The Willamette Valley Company Railroad Division (WVCO Railroad) used its experience as a producer of polyurethane materials that are used to plug spike holes in timber ties to develop a urethane that could be applied to the rail seats of concrete ties. BNSF and CSX have begun using and CN and CP are testing WVCO Railroad’s CTR-100, a two-part solid urethane, to repair abraded rail seats in track. (CXT Inc., the Spokane-headquartered manufacturer of concrete ties, has also begun applying the urethane material to the rail seats of new concrete ties at the plant, before they are installed in track.)

The rail seat repair work is performed manually, with hand tools in the field. The work is done out-of-face, typically in three to four 1440-foot long strings. The rail is removed and the rail seats cleaned with a wire brush. The rail seats are blown dry and heated, as necessary.

Figure 2

“A cold tie will suck the heat out of the material slowing the curing rate of the urethane,” said Michael Land, WVCO Railroad’s director of sales and operations. “Heating the rail seat area allows the material to set up quickly.”

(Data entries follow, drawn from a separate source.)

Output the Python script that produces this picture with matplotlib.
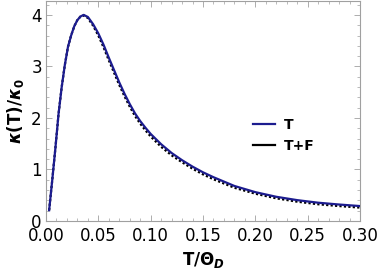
import numpy as np
import matplotlib
matplotlib.use("Agg")
import matplotlib.pyplot as plt
from matplotlib.lines import Line2D
from matplotlib.ticker import MultipleLocator

plt.rcParams["font.family"] = "DejaVu Sans"
plt.rcParams["mathtext.fontset"] = "dejavusans"

# 数据：κ(T)/κ0
t_vals = [0.003, 0.006, 0.009, 0.012, 0.015, 0.018, 0.021, 0.024, 0.027, 0.030,
          0.033, 0.036, 0.040, 0.045, 0.050, 0.055, 0.060, 0.065, 0.070, 0.075,
          0.080, 0.085, 0.090, 0.095, 0.100, 0.110, 0.120, 0.130, 0.140, 0.150,
          0.160, 0.180, 0.200, 0.220, 0.240, 0.260, 0.280, 0.300]
kappa_t = [0.21, 0.80, 1.42, 2.08, 2.60, 3.03, 3.38, 3.60, 3.78, 3.90,
           3.97, 4.00, 3.96, 3.82, 3.64, 3.42, 3.17, 2.93, 2.69, 2.47,
           2.27, 2.09, 1.94, 1.81, 1.69, 1.49, 1.32, 1.18, 1.055, 0.945,
           0.85, 0.68, 0.56, 0.47, 0.405, 0.355, 0.32, 0.29]
kappa_tf = [0.21, 0.80, 1.42, 2.08, 2.60, 3.03, 3.38, 3.60, 3.78, 3.90,
            3.97, 3.99, 3.94, 3.79, 3.60, 3.37, 3.12, 2.88, 2.64, 2.42,
            2.22, 2.04, 1.89, 1.76, 1.64, 1.44, 1.275, 1.14, 1.015, 0.905,
            0.81, 0.645, 0.53, 0.44, 0.375, 0.325, 0.29, 0.26]

blue = "#1c1c8f"
frame = "#a0a0a0"

fig = plt.figure(figsize=(3.82, 2.73), dpi=100)
ax = fig.add_axes([46 / 382, 52 / 273, 314 / 382, 220 / 273])

ax.plot(t_vals, kappa_t, color=blue, lw=1.6, zorder=3)
ax.plot(t_vals, kappa_tf, color="black", lw=1.6, linestyle=(0, (1, 1)), zorder=2)

ax.set_xlim(0, 0.30)
ax.set_ylim(0, 4.27)
ax.xaxis.set_major_locator(MultipleLocator(0.05))
ax.xaxis.set_minor_locator(MultipleLocator(0.01))
ax.yaxis.set_major_locator(MultipleLocator(1))
ax.yaxis.set_minor_locator(MultipleLocator(0.2))
ax.xaxis.set_major_formatter(matplotlib.ticker.FormatStrFormatter("%.2f"))

for s in ax.spines.values():
    s.set_color(frame)
    s.set_linewidth(0.8)
ax.tick_params(which="both", direction="in", top=True, right=True,
               color=frame, labelsize=12, labelcolor="black")
ax.tick_params(which="major", length=4.5, width=0.6)
ax.tick_params(axis="x", which="major", pad=4)
ax.tick_params(axis="y", which="major", pad=3)
ax.tick_params(which="minor", length=2.5, width=0.5)

ax.set_xlabel(r"T/$\mathbf{\Theta}_{\boldsymbol{D}}$", fontsize=12, fontweight="bold", labelpad=4)
ax.set_ylabel(r"$\boldsymbol{\kappa}$(T)/$\boldsymbol{\kappa}_\mathbf{0}$", fontsize=12,
              fontweight="bold", labelpad=4)

handles = [Line2D([], [], color=blue, lw=1.6), Line2D([], [], color="black", lw=1.6)]
ax.legend(handles, ["T", "T+F"], loc="center left", bbox_to_anchor=(0.62, 0.39),
          frameon=False, handlelength=1.6, handletextpad=0.6, labelspacing=0.5,
          prop={"weight": "bold", "size": 10})

fig.savefig("out.png", dpi=100)
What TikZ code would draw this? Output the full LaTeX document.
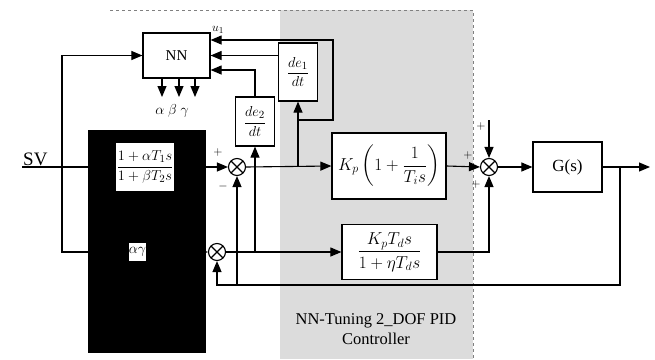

Urethane also creates its own heat, which aids the curing process. At 77 degrees F, the urethane sets up in 60 seconds. The speed is essential to keep the repair process moving within the limited work windows that railways are faced with —especially in the high density, high demand areas in which concrete ties are typically used.

The urethane material is commonly laid at thickness of 1/16 to 3/8 inches; it has been laid at a thicknesses of 3/4 inches to 1 inch, Land said. (The material is laid at a thickness of 1.5 mm on new ties.) A hand-held leveling tool is used to re-establish the desired rail cant before the 75- to 85-durometer urethane takes a set. Most railways install a steel plate in conjunction with a rubber pad before reinstalling the rail to mitigate the effects of hydraulic action that inevitably occurs.

BNSF has done about 180 miles of repair work in this manner. WVCO Railroad is currently working with a railway equipment supplier and the railway to develop automated equipment that can work in steel-gang fashion to remove fasteners and both rails, clean and pre-heat the rail seats for application of the urethane and rethread the rails afterward.

“Railroads and suppliers working together in this way can provide the best ways to solve some of the age-old problems that railroads face,” Land said.